» Set exercise
Wherever the string "this" appears in a line, extract that line.

» Data excerpts
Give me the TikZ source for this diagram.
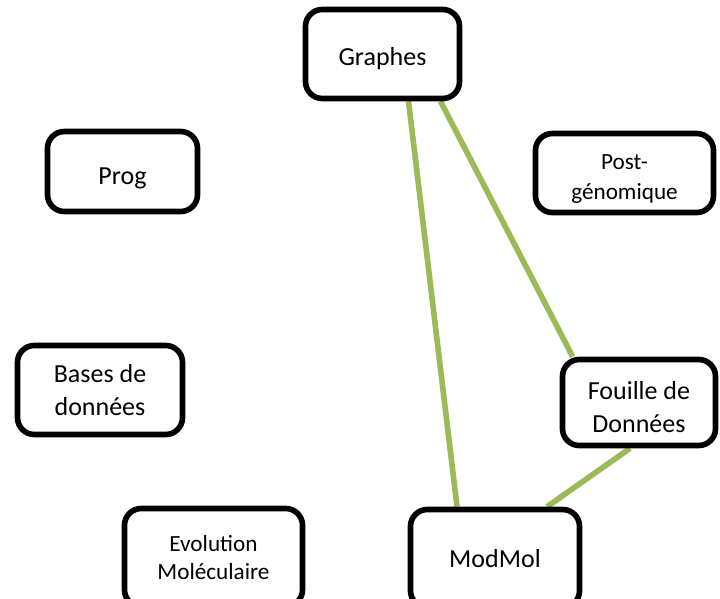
\documentclass[tikz,border=0pt]{standalone}
\usepackage{fontspec}
\setmainfont{Carlito}
\usepackage{tikz}
\usetikzlibrary{calc,backgrounds}
\definecolor{lgreen}{RGB}{155,187,89}
\newcommand{\tstrut}[1]{\rule{0pt}{#1}}

\begin{document}
\begin{tikzpicture}[x=0.025cm,y=-0.025cm,font=\fontsize{18.5}{23}\selectfont,
    topic/.style={draw=black,fill=white,line width=4pt,rounded corners=12pt,align=center},
    link/.style={draw=lgreen,line width=4pt}]
  \useasboundingbox (0,0) rectangle (720,598);
  \node[topic,minimum width=3.85cm,minimum height=2.225cm] (graphes) at (382.5,54) {\tstrut{20pt}Graphes};
  \node[topic,minimum width=3.75cm,minimum height=2cm] (prog) at (122.5,171.5) {\tstrut{21pt}Prog};
  \node[topic,minimum width=4.45cm,minimum height=1.975cm,font=\fontsize{16.5}{21}\selectfont] (postgen) at (624.5,173) {\tstrut{19pt}Post-\\génomique};
  \node[topic,minimum width=4.125cm,minimum height=2.225cm] (bdd) at (100,390) {Bases de\\données};
  \node[topic,minimum width=3.825cm,minimum height=2.15cm] (fouille) at (639,402.5) {\tstrut{19.5pt}Fouille de\\Données};
  \node[topic,minimum width=4.225cm,minimum height=2.45cm] (modmol) at (495,558.5) {ModMol};
  \node[topic,minimum width=4.45cm,minimum height=2.45cm,font=\fontsize{16.5}{19.5}\selectfont] (evol) at (213.5,557.5) {Evolution\\Moléculaire};
  \begin{scope}[on background layer]
    \draw[link] ($(graphes.south)+(26,0)$) -- ($(modmol.north)+(-38,0)$);
    \draw[link] ($(graphes.south)+(58,0)$) -- ($(fouille.north west)+(13,0)$);
    \draw[link] ($(fouille.south)+(-9,0)$) -- ($(modmol.north)+(52,0)$);
  \end{scope}
\end{tikzpicture}
\end{document}
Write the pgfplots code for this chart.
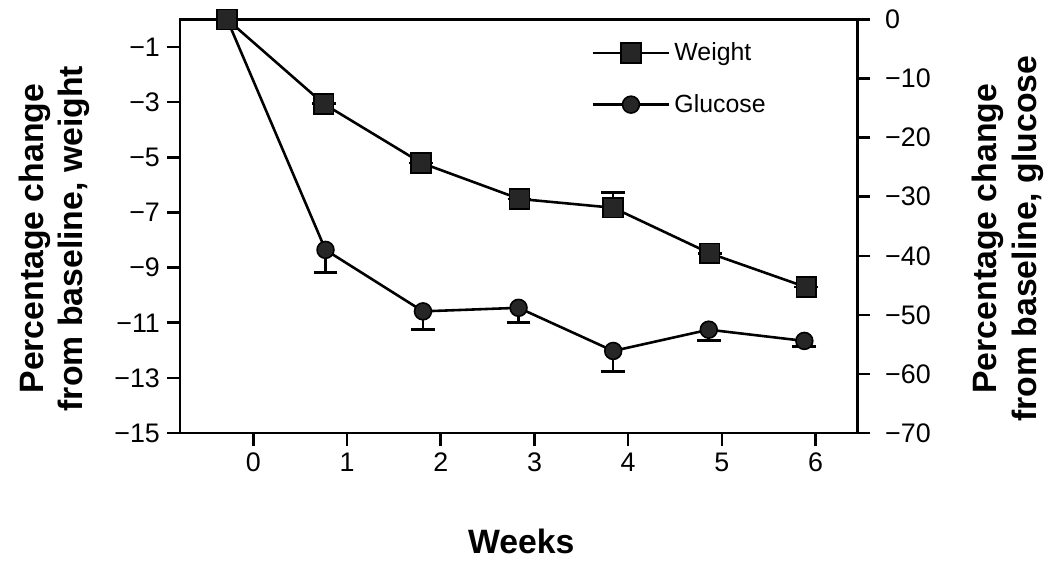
\documentclass[border=0pt]{standalone}
\usepackage{fontspec}
\setmainfont{Liberation Sans}
\usepackage{pgfplots}
\pgfplotsset{compat=1.18}
\begin{document}
\begin{tikzpicture}
\pgfplotsset{
  base/.style={
    scale only axis, width=341pt, height=208.25pt,
    xmin=-0.785, xmax=6.445,
    axis line style={line width=1.3pt},
    every tick/.style={line width=1.3pt, black},
    major tick length=6.5pt,
    tick align=outside,
    tick label style={font=\fontsize{13.5}{16}\selectfont},
    label style={font=\fontsize{17}{20}\selectfont\bfseries, align=center},
  },
  wstyle/.style={line width=1.3pt, black, mark=square*, mark size=5pt,
    mark options={fill=black!85, draw=black, line width=0.8pt}},
  gstyle/.style={line width=1.3pt, black, mark=*, mark size=4.25pt,
    mark options={fill=black!85, draw=black, line width=0.8pt}},
}
\begin{axis}[base,
  ymin=-70, ymax=0,
  ytick={-70,-60,-50,-40,-30,-20,-10,0},
  yticklabels={−70,−60,−50,−40,−30,−20,−10,0},
  yticklabel style={xshift=4pt},
  axis y line*=right, axis x line=none,
  ylabel={Percentage change\\from baseline, glucose},
  ylabel style={at={(axis description cs:1.222,0.47)}, anchor=center},
]
\addplot+[gstyle, error bars/.cd, y dir=minus, y explicit,
  error bar style={line width=1.3pt, black},
  error mark options={rotate=90, mark size=6pt, line width=1.3pt, black}]
  coordinates {
  (-0.28,0) +- (0,0)
  (0.77,-39.0) +- (0,3.8)
  (1.81,-49.4) +- (0,3.1)
  (2.83,-48.8) +- (0,2.5)
  (3.84,-56.1) +- (0,3.5)
  (4.86,-52.5) +- (0,1.85)
  (5.88,-54.4) +- (0,0.9)
};
\end{axis}
\begin{axis}[base,
  ymin=-15, ymax=0,
  ytick={-15,-13,-11,-9,-7,-5,-3,-1},
  yticklabels={−15,−13,−11,−9,−7,−5,−3,−1},
  xtick={0,1,2,3,4,5,6},
  xticklabels={0,1,2,3,4,5,6},
  xtick pos=left, ytick pos=left,
  xlabel={Weeks},
  ylabel={Percentage change\\from baseline, weight},
  xlabel style={at={(axis description cs:0.504,-0.262)}, anchor=center},
  ylabel style={at={(axis description cs:-0.185,0.47)}, anchor=center},
  legend image code/.code={\draw[mark repeat=2, mark phase=2, #1] plot coordinates {(0pt,0pt) (19.25pt,0pt) (38.5pt,0pt)};},
  legend style={at={(axis description cs:0.607,0.955)}, anchor=north west,
    draw=none, fill=none, inner sep=0pt, row sep=11.5pt,
    font=\fontsize{12.5}{15}\selectfont},
  legend cell align=left,
]
\coordinate (bl) at (rel axis cs:0,0);
\addplot+[wstyle, error bars/.cd, y dir=plus, y explicit,
  error bar style={line width=1.3pt, black},
  error mark options={rotate=90, mark size=6pt, line width=1.3pt, black}]
  coordinates {
  (-0.28,0) +- (0,0)
  (0.75,-3.06) +- (0,0)
  (1.79,-5.20) +- (0,0)
  (2.84,-6.51) +- (0,0)
  (3.84,-6.83) +- (0,0.56)
  (4.87,-8.48) +- (0,0)
  (5.90,-9.71) +- (0,0)
};
\addlegendentry{Weight}
\addlegendimage{gstyle}
\addlegendentry{Glucose}
\end{axis}
\path (bl) ++(-90.5pt,-65.5pt) rectangle ++(525pt,283.5pt);
\end{tikzpicture}
\end{document}
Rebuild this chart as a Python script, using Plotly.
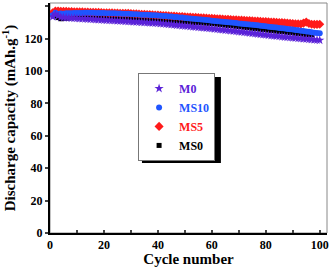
import plotly.graph_objects as go

cycles = list(range(1, 101))
cycles_ms0 = list(range(1, 98))

m0 = [133.5, 135.0, 134.0, 133.2, 133.0, 132.9, 132.8, 132.7, 132.6, 132.5,
      132.4, 132.3, 132.2, 132.1, 132.0, 131.9, 131.8, 131.7, 131.6, 131.5,
      131.4, 131.3, 131.2, 131.1, 131.0, 130.9, 130.8, 130.7, 130.6, 130.5,
      130.4, 130.3, 130.2, 130.1, 130.0, 129.9, 129.8, 129.7, 129.6, 129.5,
      129.3, 129.2, 129.0, 128.8, 128.7, 128.5, 128.3, 128.2, 128.0, 127.8,
      127.7, 127.5, 127.3, 127.2, 127.0, 126.8, 126.7, 126.5, 126.4, 126.2,
      126.0, 125.8, 125.6, 125.4, 125.2, 125.1, 124.9, 124.7, 124.5, 124.3,
      124.1, 123.9, 123.7, 123.5, 123.3, 123.1, 122.9, 122.7, 122.5, 122.3,
      122.1, 121.9, 121.7, 121.6, 121.4, 121.2, 121.0, 120.9, 120.7, 120.5,
      120.4, 120.2, 120.1, 119.9, 119.8, 119.6, 119.5, 119.3, 119.2, 119.0]

ms10 = [134.5, 136.0, 135.2, 135.5, 135.4, 135.6, 135.7, 135.7, 135.8, 135.8,
        135.9, 135.9, 136.0, 136.0, 136.0, 136.0, 135.9, 135.9, 135.8, 135.8,
        135.7, 135.7, 135.6, 135.6, 135.5, 135.5, 135.4, 135.4, 135.3, 135.2,
        135.1, 135.0, 134.9, 134.8, 134.8, 134.7, 134.6, 134.5, 134.4, 134.3,
        134.2, 134.0, 133.9, 133.7, 133.6, 133.4, 133.3, 133.1, 133.0, 132.8,
        132.6, 132.5, 132.3, 132.1, 132.0, 131.8, 131.6, 131.5, 131.3, 131.1,
        130.9, 130.8, 130.6, 130.4, 130.3, 130.1, 129.9, 129.8, 129.6, 129.4,
        129.2, 129.1, 128.9, 128.7, 128.5, 128.4, 128.2, 128.0, 127.8, 127.6,
        127.4, 127.2, 127.0, 126.8, 126.6, 126.4, 126.2, 126.0, 125.8, 125.6,
        125.4, 125.1, 124.9, 124.7, 124.4, 124.2, 124.0, 123.7, 123.5, 123.3]

ms5 = [136.0, 137.0, 137.0, 136.9, 136.8, 136.8, 136.7, 136.7, 136.6, 136.6,
       136.5, 136.5, 136.4, 136.4, 136.3, 136.3, 136.2, 136.2, 136.1, 136.0,
       136.0, 135.9, 135.9, 135.8, 135.8, 135.7, 135.7, 135.6, 135.6, 135.5,
       135.4, 135.3, 135.2, 135.1, 135.0, 134.9, 134.8, 134.7, 134.6, 134.5,
       134.4, 134.3, 134.2, 134.1, 134.0, 133.9, 133.8, 133.7, 133.6, 133.5,
       133.4, 133.3, 133.2, 133.1, 133.0, 132.9, 132.8, 132.7, 132.6, 132.5,
       132.4, 132.3, 132.2, 132.1, 132.0, 131.9, 131.8, 131.7, 131.6, 131.5,
       131.4, 131.3, 131.2, 131.1, 131.0, 130.9, 130.8, 130.7, 130.6, 130.5,
       130.4, 130.3, 130.2, 130.1, 130.0, 129.9, 129.8, 129.6, 129.5, 129.3,
       129.2, 129.1, 129.0, 129.6, 130.2, 129.3, 128.9, 128.8, 128.8, 128.9]

ms0 = [134.8, 134.0, 133.0, 132.3, 132.4, 132.6, 132.8, 132.9, 133.0, 133.0,
       133.1, 133.1, 133.2, 133.2, 133.3, 133.3, 133.3, 133.3, 133.3, 133.2,
       133.2, 133.1, 133.1, 133.0, 132.9, 132.8, 132.8, 132.7, 132.6, 132.5,
       132.4, 132.3, 132.2, 132.1, 132.0, 131.9, 131.8, 131.7, 131.6, 131.5,
       131.4, 131.3, 131.2, 131.1, 131.0, 130.9, 130.8, 130.7, 130.6, 130.5,
       130.4, 130.2, 130.1, 130.0, 129.9, 129.8, 129.7, 129.6, 129.5, 129.3,
       129.2, 129.0, 128.8, 128.6, 128.4, 128.2, 128.1, 127.9, 127.7, 127.5,
       127.3, 127.1, 126.9, 126.7, 126.5, 126.3, 126.1, 125.9, 125.7, 125.5,
       125.3, 125.1, 124.9, 124.7, 124.5, 124.4, 124.2, 124.0, 123.8, 123.6,
       123.4, 123.2, 123.0, 122.8, 122.6, 122.4, 122.3]

x_ticks = [0, 20, 40, 60, 80, 100]
y_ticks = [0, 20, 40, 60, 80, 100, 120, 140]

C_M0 = "#5a22d8"
C_MS10 = "#1f55ff"
C_MS5 = "#ff1a1a"
C_MS0 = "#000000"

font_family = "Liberation Serif"

fig = go.Figure()
fig.add_trace(go.Scatter(x=cycles_ms0, y=ms0, mode="markers",
                         name="<b><span style='color:%s'>MS0</span></b>" % C_MS0,
                         marker=dict(symbol="square", size=5, color=C_MS0)))
fig.add_trace(go.Scatter(x=cycles, y=ms5, mode="markers",
                         name="<b><span style='color:%s'>MS5</span></b>" % C_MS5,
                         marker=dict(symbol="diamond", size=7, color=C_MS5)))
fig.add_trace(go.Scatter(x=cycles, y=ms10, mode="markers",
                         name="<b><span style='color:%s'>MS10</span></b>" % C_MS10,
                         marker=dict(symbol="circle", size=6, color=C_MS10)))
fig.add_trace(go.Scatter(x=cycles, y=m0, mode="markers",
                         name="<b><span style='color:%s'>M0</span></b>" % C_M0,
                         marker=dict(symbol="star", size=7, color=C_M0)))

# legend shadow
fig.add_shape(type="rect", xref="paper", yref="paper",
              x0=0.332, x1=0.617, y0=0.304, y1=0.678,
              fillcolor="black", line=dict(width=0), layer="above")
# frame
fig.add_shape(type="rect", xref="paper", yref="paper", x0=0, x1=1, y0=0, y1=1,
              line=dict(color="#888888", width=1), layer="below")

fig.update_layout(
    width=331, height=267,
    margin=dict(l=50, r=4, t=3, b=34),
    paper_bgcolor="white", plot_bgcolor="white",
    font=dict(family=font_family, color="black", size=13),
    showlegend=True,
    legend=dict(x=0.318, y=0.696, xanchor="left", yanchor="top",
                traceorder="reversed", bgcolor="white",
                bordercolor="#777777", borderwidth=1,
                font=dict(family=font_family, size=12),
                itemwidth=30, tracegroupgap=0),
    xaxis=dict(range=[0, 102.7], tickvals=x_ticks, ticks="inside", ticklen=3,
               tickwidth=1.5, showgrid=False, zeroline=False, automargin=False,
               showline=True, linecolor="black", linewidth=2,
               minor=dict(dtick=10, tick0=0, ticks="inside", ticklen=3, tickwidth=1.5),
               tickfont=dict(family=font_family, size=12, weight="bold"),
               title=dict(text="<b>Cycle number</b>", standoff=1,
                          font=dict(family=font_family, size=15))),
    yaxis=dict(range=[0, 142], tickvals=y_ticks, ticks="outside", ticklen=3,
               tickwidth=1.5, showgrid=False, zeroline=False, automargin=False,
               showline=True, linecolor="black", linewidth=2,
               tickfont=dict(family=font_family, size=12, weight="bold"),
               title=dict(text="<b>Discharge capacity (mAh.g<sup>-1</sup>)</b>", standoff=5,
                          font=dict(family=font_family, size=15))),
)

fig.write_html("out.html", config={"displayModeBar": False},
               post_script="document.body.style.margin='0';document.body.style.overflow='hidden';")
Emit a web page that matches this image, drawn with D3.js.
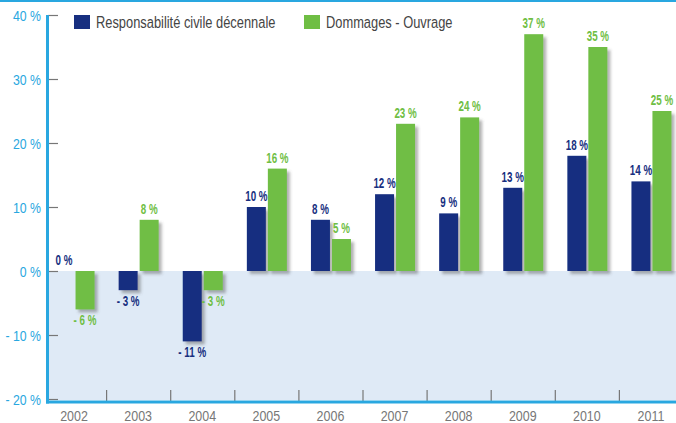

» Solution
Give me the TikZ source for this diagram.
Write the pgfplots code for this chart.
Rebuild this chart as a Python script, using Plotly.
Emit a web page that matches this image, drawn with D3.js.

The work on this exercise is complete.